Vie (2014) contends that memes (including hashtags) can create real-world change by building identifications, especially in kairotic moments. Vie’s example focuses on a specific meme (the Marriage Equality logo) for a specific policy issue, though it mutated. While there was a general consensus at the Women’s March that women needed to challenge the Trump administration and many women seemed to identify with a larger movement, the actual policies with which these signs and booths took issue demonstrate a plethora of perspectives and policy issues. One sign in particular demonstrates the diverse issues that people used #womenswave to index: The sign pointed to the Black Lives Matter movement, science, and immigration policy. Another woman held an umbrella with a different issue on each panel of the umbrella, indexing conversations about the government shutdown, women’s rights, and gun laws.

These different and sometimes contradictory issues espoused in the co-occurring hashtags, signs, and booths at the march are important. First, they point to Bonilla and Rosa’s intertextual linkages, but it is unclear to what exactly they are linking back, as these are all separate issues. Is the #womenswave all of these different issues, or is it just the one issue to which that particular sign is referring? In their case study on #orlandostrong, DeArmas, et al. (2019) point to a similar ambiguous “about-ness.” Though this drift in meaning can raise awareness about other issues (Vie, 2014), it also muddies the meaning of the original hashtag as well. DeArmas (2018) notes that the meanings of hashtags drift from the original content as others appropriate it for their own ends. However, he contends that the act of pairing hashtags helps audiences to sort through the “noise” and clarify what conversation a hashtag is indexing (95).

This drift in meaning also demonstrates how #womenswave does not provide a clear interpretive frame indexing what something is “really about”; protesters used it to be “really about” many issues. A woman may support the ERA, but she may support a border wall; therefore, using #womenswave will index one movement that her message is “really about” but it may also falsely point to another issue which her message is not “really about.” Furthermore, if hashtags are inventive when they build on doxic dualisms as Alford (2016) contends, the fact that these signs gloss over the possible tensions between these different issues points to how, #womenswave (without co-occurring hashtags) tries to bring together and unify these multiple perspectives and ideas, rather than build productively build on their dualistic tensions. So, while memes and hashtags may cause real-world change when they refer to specific policy issues (Vie, 2014), without specific policy issues at the center of the hashtag, the “what” of the hashtag is unclear.

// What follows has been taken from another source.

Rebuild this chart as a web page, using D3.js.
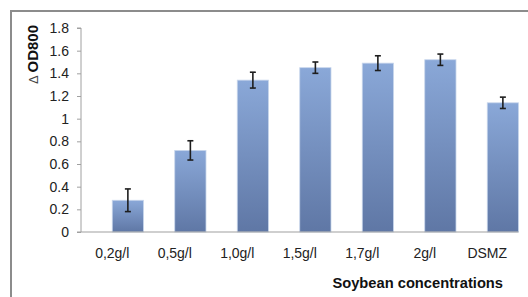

To further complicate matters, even with clear policy issues, as was the case in Vie’s study, the meaning of the hashtag can drift (DeArmas, 2018; Vie, 2014), as different people want the hashtag to spur different actions (beyond marching). Though #womenswave and #womensmarch clearly brought together a public of women who identified with several larger issues and who were outraged about something, they were not all outraged by the same thing; rather there were multiple fragmented publics marching for different issues.

DeLuca (1999) suggests that contemporary activist movements eschew traditional organizational structures and traditional legislative and material goals in favor of creating identities and spreading worldviews (9). Similarly, in her recent work on the use of Twitter in activist movements, Zeynep Tufekci (2017) contends that the fragmented nature of contemporary movements may benefit them because they can spread messages quickly through new digital technologies. However, Tufekci also notes that lack of organizational structures may also prove to be a detriment to activist movements as well. She contends activists’ lack of central leadership compromises the movement’s ability to negotiate both with external adversaries and between factions within the movement. She claims that the lack of organization “fails to signal an organizing capacity powerful enough to threaten those in authority” (71).